Diamond Pet Foods is voluntarily recalling Diamond Naturals Lamb Meal & Rice. This is being done as a precautionary measure, as the product has the potential to be contaminated with salmonella. No illnesses have been reported and no other Diamond manufactured products are affected. 

Individuals handling dry pet food can become infected with salmonella, especially if they have not thoroughly washed their hands after having contact with surfaces exposed to this product. Healthy people infected with salmonella should monitor themselves for some or all of the following symptoms: nausea, vomiting, diarrhea or bloody diarrhea, abdominal cramping and fever. Rarely, salmonella can result in more serious ailments including arterial infections, endocarditis, arthritis, muscle pain, eye irritation and urinary tract symptoms. Consumers exhibiting these signs after having contact with this product should contact their healthcare providers.

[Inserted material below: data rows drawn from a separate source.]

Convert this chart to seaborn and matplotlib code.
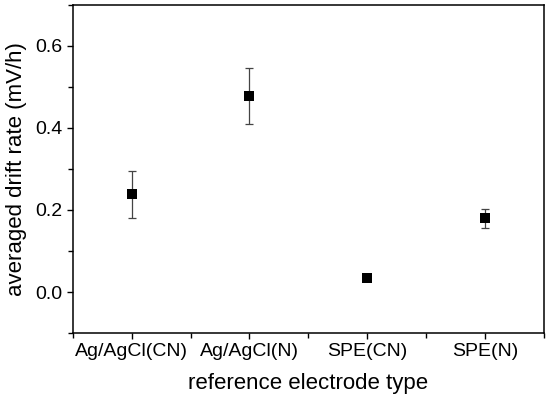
import numpy as np
import pandas as pd
import matplotlib
matplotlib.use("Agg")
import matplotlib.pyplot as plt
import seaborn as sns
from matplotlib.ticker import MultipleLocator

electrodes = ["Ag/AgCl(CN)", "Ag/AgCl(N)", "SPE(CN)", "SPE(N)"]
drift_rate = [0.238, 0.478, 0.035, 0.180]
drift_err = [0.057, 0.068, 0.005, 0.023]

df = pd.DataFrame({"electrode": electrodes, "drift": drift_rate, "err": drift_err})
df["pos"] = np.arange(len(df))

sns.set_style("ticks", {"text.color": "black", "axes.labelcolor": "black",
                        "xtick.color": "black", "ytick.color": "black",
                        "axes.edgecolor": "black"})
plt.rcParams["font.family"] = ["Liberation Sans", "DejaVu Sans"]

fig = plt.figure(figsize=(5.5, 4.07), dpi=100)
ax = fig.add_axes([0.1327, 0.1818, 0.8558, 0.806])

ax.errorbar(df["pos"], df["drift"], yerr=df["err"], fmt="none",
            ecolor="#444444", elinewidth=0.9, capsize=3, capthick=0.9, zorder=2)
sns.scatterplot(data=df, x="pos", y="drift", marker="s", s=42, color="black",
                edgecolor="black", linewidth=0, ax=ax, zorder=3)

ax.set_xlim(-0.5, 3.5)
ax.set_ylim(-0.1, 0.7)
ax.set_xticks(df["pos"])
ax.set_xticklabels(electrodes)
ax.xaxis.set_minor_locator(MultipleLocator(1, offset=0.5))
ax.yaxis.set_minor_locator(MultipleLocator(0.1))
ax.set_yticks([0.0, 0.2, 0.4, 0.6])

ax.tick_params(axis="both", which="major", direction="out", length=4.5, width=1,
               labelsize=14, color="black", labelcolor="black", pad=3)
ax.tick_params(axis="both", which="minor", direction="out", length=3.5, width=1, color="black")
for s in ax.spines.values():
    s.set_visible(True)
    s.set_linewidth(1.1)
    s.set_color("black")

ax.set_xlabel("reference electrode type", fontsize=16, labelpad=9, color="black")
ax.set_ylabel("averaged drift rate (mV/h)", fontsize=16, labelpad=6, color="black")

fig.savefig("out.png", dpi=100)
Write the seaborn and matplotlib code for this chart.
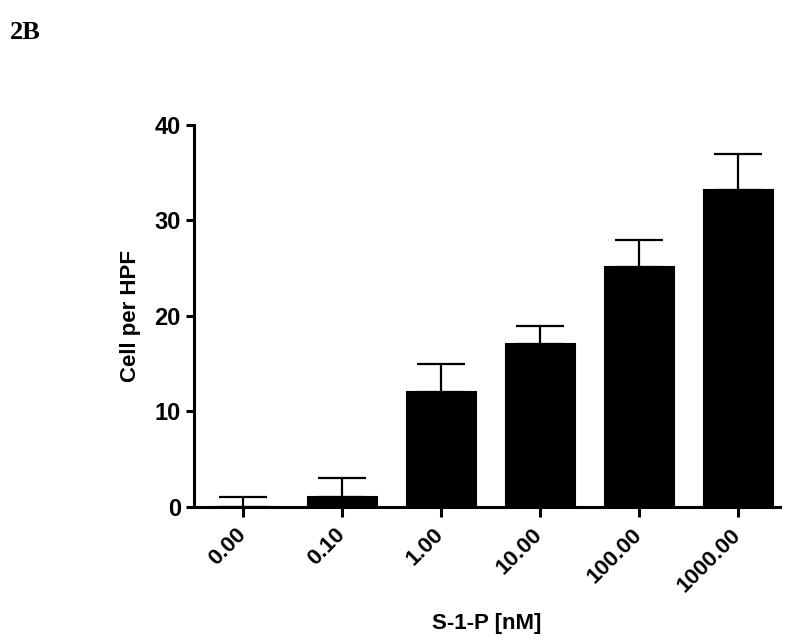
import numpy as np
import pandas as pd
import matplotlib
matplotlib.use('Agg')
import matplotlib.pyplot as plt
import matplotlib.transforms as mtransforms
import seaborn as sns

# values
concentrations = ['0.00', '0.10', '1.00', '10.00', '100.00', '1000.00']
cells_per_hpf = [0.0, 1.0, 12.0, 17.1, 25.1, 33.2]
sem_upper = [1.0, 2.0, 3.0, 1.9, 2.9, 3.8]

sns.set_style('ticks', {'axes.edgecolor': 'black', 'text.color': 'black',
                        'xtick.color': 'black', 'ytick.color': 'black',
                        'axes.labelcolor': 'black'})
plt.rcParams['font.family'] = ['Liberation Sans', 'DejaVu Sans']
plt.rcParams['font.weight'] = 'bold'

df = pd.DataFrame({'conc': concentrations, 'cells': cells_per_hpf})

fig = plt.figure(figsize=(8, 6.42), dpi=100)
ax = fig.add_axes([0.2425, 0.2103, 0.7325, 0.595])

sns.barplot(data=df, x='conc', y='cells', color='black', width=0.7,
            errorbar=None, saturation=1, ax=ax)
for p in ax.patches:
    p.set_edgecolor('black')
    p.set_linewidth(1.5)

# one-sided error bars (upper only)
xpos = np.arange(len(concentrations))
ax.errorbar(xpos, cells_per_hpf, yerr=[np.zeros(len(sem_upper)), sem_upper],
            fmt='none', ecolor='black', elinewidth=1.6, capsize=17, capthick=1.6,
            zorder=1)

ax.set_ylim(0, 40)
ax.set_xlim(-0.5, 5.42)
sns.despine(ax=ax)
for s in ['left', 'bottom']:
    ax.spines[s].set_linewidth(2.2)
ax.tick_params(axis='both', width=2.2, length=7, color='black')
ax.tick_params(axis='y', length=6)
ax.set_xticks(xpos)
ax.set_xticklabels(concentrations, rotation=45, ha='right',
                   rotation_mode='anchor', fontsize=16, fontweight='bold',
                   family='Liberation Sans')
ax.set_yticks([0, 10, 20, 30, 40])
ax.set_yticklabels(['0', '10', '20', '30', '40'], fontsize=17,
                   fontweight='bold', family='Liberation Sans')

# nudge rotated labels a little left, like the original
shift = mtransforms.ScaledTranslation(-6 / 72, -2 / 72, fig.dpi_scale_trans)
for lbl in ax.get_xticklabels():
    lbl.set_transform(lbl.get_transform() + shift)

ax.set_xlabel('S-1-P [nM]', fontsize=16, fontweight='bold', labelpad=12)
ax.set_ylabel('Cell per HPF', fontsize=16, fontweight='bold', labelpad=10)

fig.text(0.012, 0.95, '2B', fontsize=19, fontweight='bold',
         family=['Liberation Serif', 'DejaVu Serif'], va='center')

fig.savefig('out.png', dpi=100)
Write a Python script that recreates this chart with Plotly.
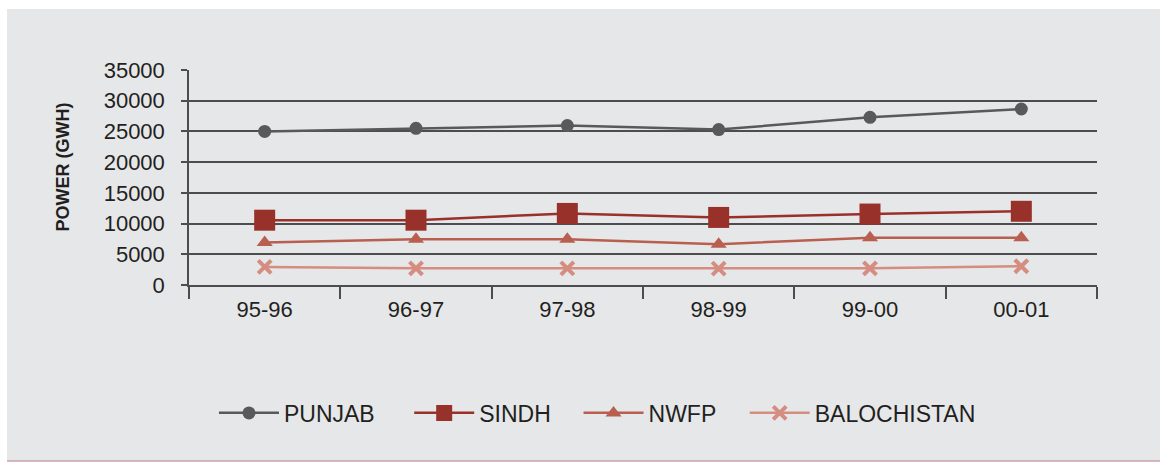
import plotly.graph_objects as go

# Fiscal years
years = ["95-96", "96-97", "97-98", "98-99", "99-00", "00-01"]

# Electricity consumption by province (GWh)
punjab = [25000, 25500, 25950, 25300, 27300, 28650]
sindh = [10550, 10550, 11650, 11000, 11550, 12000]
nwfp = [6900, 7440, 7440, 6650, 7700, 7700]
balochistan = [2950, 2720, 2720, 2680, 2720, 3050]

y_ticks = [0, 5000, 10000, 15000, 20000, 25000, 30000, 35000]

BG = "#e6e7e9"
GRID = "#4d4d4f"
FONT = "Liberation Sans, Arial, Helvetica, sans-serif"

series = [
    ("PUNJAB", punjab, "#58595b", dict(symbol="circle", size=13), 2.5),
    ("SINDH", sindh, "#99312b", dict(symbol="square", size=21), 2.5),
    ("NWFP", nwfp, "#b85f50", dict(symbol="triangle-up", size=14), 2.5),
    ("BALOCHISTAN", balochistan, "#d48d80",
     dict(symbol="x-thin", size=13, line=dict(width=4, color="#d48d80")), 2.5),
]

# one single-entry legend per series so each entry sits at its own spot
legend_ids = ["legend", "legend2", "legend3", "legend4"]
legend_x = [0.0275, 0.2425, 0.4290, 0.6120]

fig = go.Figure()
for (name, vals, color, marker, lw), lid in zip(series, legend_ids):
    m = dict(color=color, **marker)
    fig.add_trace(go.Scatter(
        x=years, y=vals, name=name, mode="lines+markers",
        line=dict(color=color, width=lw), marker=m, legend=lid,
    ))

# Framed grey panel behind the chart
fig.add_shape(type="rect", xref="paper", yref="paper",
              x0=-0.2004, x1=1.07, y0=-0.8186, y1=1.2837,
              fillcolor=BG, line=dict(width=0), layer="below")
fig.add_shape(type="line", xref="paper", yref="paper",
              x0=-0.2004, x1=1.07, y0=-0.8186, y1=-0.8186,
              line=dict(color="#c9a3ab", width=1.5))

fig.add_annotation(text="<b>POWER (GWH)</b>", xref="paper", yref="paper",
                   x=-0.139, y=0.55, textangle=-90, showarrow=False,
                   font=dict(family=FONT, size=18, color="#231f20"),
                   xanchor="center", yanchor="middle")

legend_style = dict(orientation="h", y=-0.595, xanchor="left",
                    yanchor="middle", bgcolor="rgba(0,0,0,0)",
                    font=dict(size=23), itemwidth=60)

fig.update_layout(
    width=1160, height=462,
    margin=dict(l=189, r=63, t=70, b=177),
    paper_bgcolor="white", plot_bgcolor=BG,
    font=dict(family=FONT, size=22, color="#231f20"),
    showlegend=True,
    **{lid: dict(x=lx, **legend_style) for lid, lx in zip(legend_ids, legend_x)},
)
fig.update_xaxes(
    type="category", range=[-0.5, 5.5], showgrid=False,
    showline=True, linecolor=GRID, linewidth=1.5,
    ticks="outside", tickson="boundaries", ticklen=12, tickwidth=1.5,
    tickcolor=GRID, tickfont=dict(size=22), ticklabelstandoff=4,
)
fig.update_yaxes(
    range=[0, 35000], tickvals=y_ticks, ticktext=[str(v) for v in y_ticks],
    showgrid=True, gridcolor=GRID, gridwidth=1.5, zeroline=False,
    showline=True, linecolor=GRID, linewidth=1.5,
    ticks="outside", ticklen=6, tickwidth=1.5, tickcolor=GRID,
    tickfont=dict(size=22), ticklabelstandoff=12,
)

fig.write_html("out.html")
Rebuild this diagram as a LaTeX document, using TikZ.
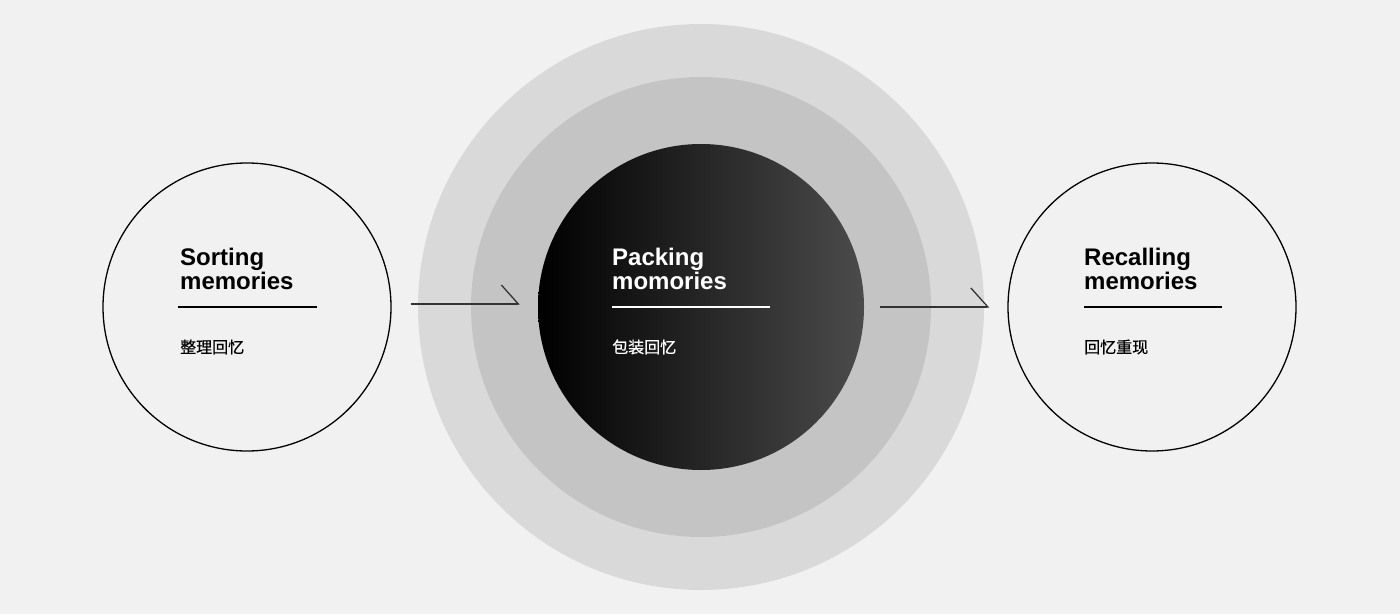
\documentclass[tikz,border=0pt]{standalone}
\usepackage{fontspec}
\setmainfont{Liberation Sans}
\newfontfamily\cjk[FakeBold=0.6]{Noto Sans CJK SC}
\usetikzlibrary{arrows.meta,positioning,calc}
\definecolor{bg}{HTML}{F1F1F1}
\definecolor{haloout}{HTML}{D9D9D9}
\definecolor{haloin}{HTML}{C4C4C4}
\definecolor{coreright}{HTML}{4B4B4B}
\tikzset{
  ring/.style={circle, draw=black, line width=1.3pt, minimum size=288pt, inner sep=0pt},
  halo/.style={circle, inner sep=0pt},
  ttl/.style={anchor=base west, align=left, inner sep=0pt, font=\fontsize{24}{24}\selectfont\bfseries},
  sub/.style={anchor=base west, inner sep=0pt, font=\fontsize{16}{16}\selectfont\cjk},
  rule/.style={line width=1.5pt},
  arr/.style={-{Straight Barb[left, length=17pt, width=38pt]}, line width=1.3pt, draw=black!80}
}
\begin{document}
\begin{tikzpicture}[x=1pt, y=1pt]
\fill[bg] (0,0) rectangle (1400,614);
\useasboundingbox (0,0) rectangle (1400,614);
% stages
\node[ring] (sort) at (247,307) {};
\node[halo, fill=haloout, minimum size=566pt] (outer) at (701,307) {};
\node[halo, fill=haloin, minimum size=460pt] (mid) at (701,307) {};
\node[halo, minimum size=326pt, left color=black, right color=coreright] (pack) at (701,307) {};
\node[ring] (rec) at (1152,307) {};
% texts
\node[ttl] (sortT) at (180,324) {Sorting\\memories};
\node[sub] (sortS) at (180,261) {整理回忆};
\node[ttl, text=white] (packT) at (612,324) {Packing\\momories};
\node[sub, text=white] (packS) at (612,261) {包装回忆};
\node[ttl] (recT) at (1084,324) {Recalling\\memories};
\node[sub] (recS) at (1084,261) {回忆重现};
\draw[rule] (178,307) -- (317,307);
\draw[rule, white] (612,307) -- (770,307);
\draw[rule] (1084,307) -- (1222,307);
% flow
\draw[arr] ($(sort.east)+(19,3)$) -- ($(pack.west)+(-18,3)$);
\draw[arr] ($(pack.east)+(16,0)$) -- ($(rec.west)+(-18,0)$);
\end{tikzpicture}
\end{document}
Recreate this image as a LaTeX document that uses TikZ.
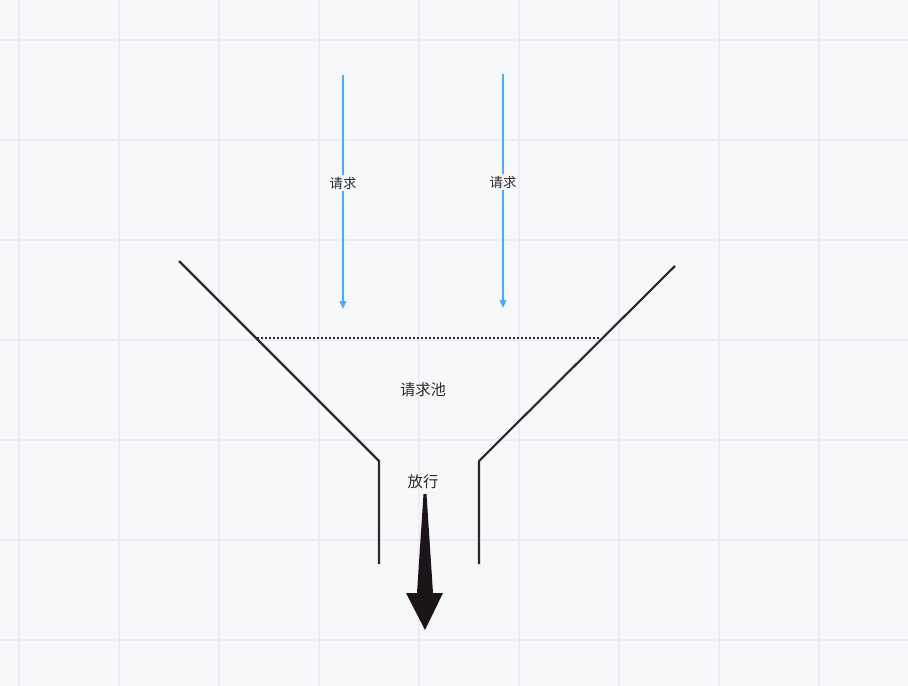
\documentclass[tikz,border=0pt]{standalone}
\usepackage{fontspec}
\newfontfamily\cjk{Noto Sans CJK SC}
\usetikzlibrary{arrows.meta}
\definecolor{pagebg}{HTML}{F7F8FA}
\definecolor{gridline}{HTML}{ECEDF0}
\definecolor{reqblue}{HTML}{4DA8FF}
\definecolor{funnelc}{HTML}{2B282B}
\definecolor{textc}{HTML}{2A2A2A}
\definecolor{passc}{HTML}{1B1519}
\tikzset{
  reqarrow/.style={reqblue, line width=1.3pt, -{Triangle[length=6pt,width=5pt]}},
  funnel/.style={funnelc, line width=1.6pt},
  lbl/.style={font=\cjk\fontsize{10}{12}\selectfont, text=textc, inner sep=1.5pt},
  biglbl/.style={lbl, font=\cjk\fontsize{11.5}{13}\selectfont},
  reqlbl/.style={lbl, fill=pagebg}
}
\begin{document}
\begin{tikzpicture}[x=0.75pt,y=-0.75pt]
    \fill [pagebg] (0,0) rectangle (908,686);
    \useasboundingbox (0,0) rectangle (908,686);
    \foreach \gx in {19,119,...,819} \draw [gridline, line width=0.8pt] (\gx,0) -- (\gx,686);
    \foreach \gy in {40,140,...,640} \draw [gridline, line width=0.8pt] (0,\gy) -- (908,\gy);
    % incoming requests
    \coordinate (reqAtop) at (343,75);
    \coordinate (reqAend) at (343,309);
    \coordinate (reqBtop) at (503,74);
    \coordinate (reqBend) at (503,308);
    \draw [reqarrow] (reqAtop) -- (reqAend);
    \draw [reqarrow] (reqBtop) -- (reqBend);
    \node [reqlbl] (reqA) at (343,183) {请求};
    \node [reqlbl] (reqB) at (503,182) {请求};
    % funnel
    \coordinate (lTop) at (179,261);
    \coordinate (lNeck) at (379,461);
    \coordinate (lBot) at (379,564);
    \coordinate (rTop) at (675,266);
    \coordinate (rNeck) at (479,461);
    \coordinate (rBot) at (479,564);
    \draw [funnel] (lTop) -- (lNeck) -- (lBot);
    \draw [funnel] (rTop) -- (rNeck) -- (rBot);
    \coordinate (levelL) at (257,338);
    \coordinate (levelR) at (601,338);
    \draw [funnelc, line width=1.3pt, dash pattern=on 1.5pt off 1.5pt] (levelL) -- (levelR);
    \node [biglbl] (pool) at (423,390) {请求池};
    \node [biglbl] (pass) at (423,482) {放行};
    % outgoing arrow
    \coordinate (outTip) at (425,630);
    \fill [passc] (423.5,494) -- (426.5,494) -- (433,593) -- (443,593)
        -- (outTip) -- (406,593) -- (417,593) -- cycle;
\end{tikzpicture}
\end{document}
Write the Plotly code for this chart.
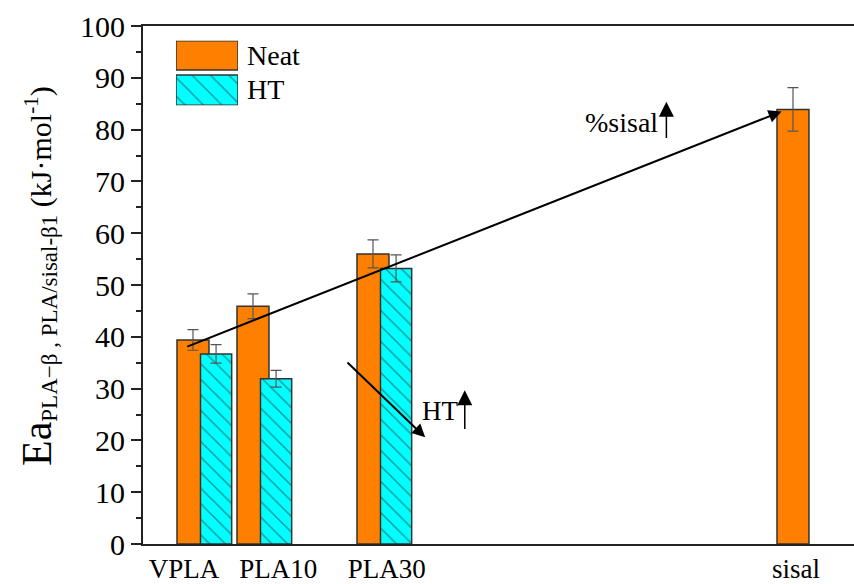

Pets with salmonella infections may have decreased appetite, fever and abdominal pain. If left untreated, pets may be lethargic and have diarrhea or bloody diarrhea, fever and vomiting. Infected but otherwise healthy pets can be carriers and infect other animals or humans. If your pet has consumed the recalled product and has these symptoms, please contact your veterinarian.

The product, Diamond Naturals Lamb Meal & Rice, was distributed to customers located in Alabama, Florida, Georgia, Kentucky, Maryland, Michigan, New York, North Carolina, Ohio, Pennsylvania, South Carolina and Virginia, who may have further distributed the product to other states, through pet food channels.



Product Name Bag Size Production Code & “Best Before” Code

Diamond Naturals Lamb & Rice 6lb DLR0101D3XALW Best Before 04 Jan 2013

Diamond Naturals Lamb & Rice 20lb DLR0101C31XAG Best Before 03 Jan 2013

Diamond Naturals Lamb & Rice 40lb DLR0101C31XMF Best Before 03 Jan 2013

Diamond Naturals Lamb & Rice 40lb DLR0101C31XAG Best Before 03 Jan 2013

Diamond Naturals Lamb & Rice 40lb DLR0101D32XMS Best Before 04 Jan 2013


----------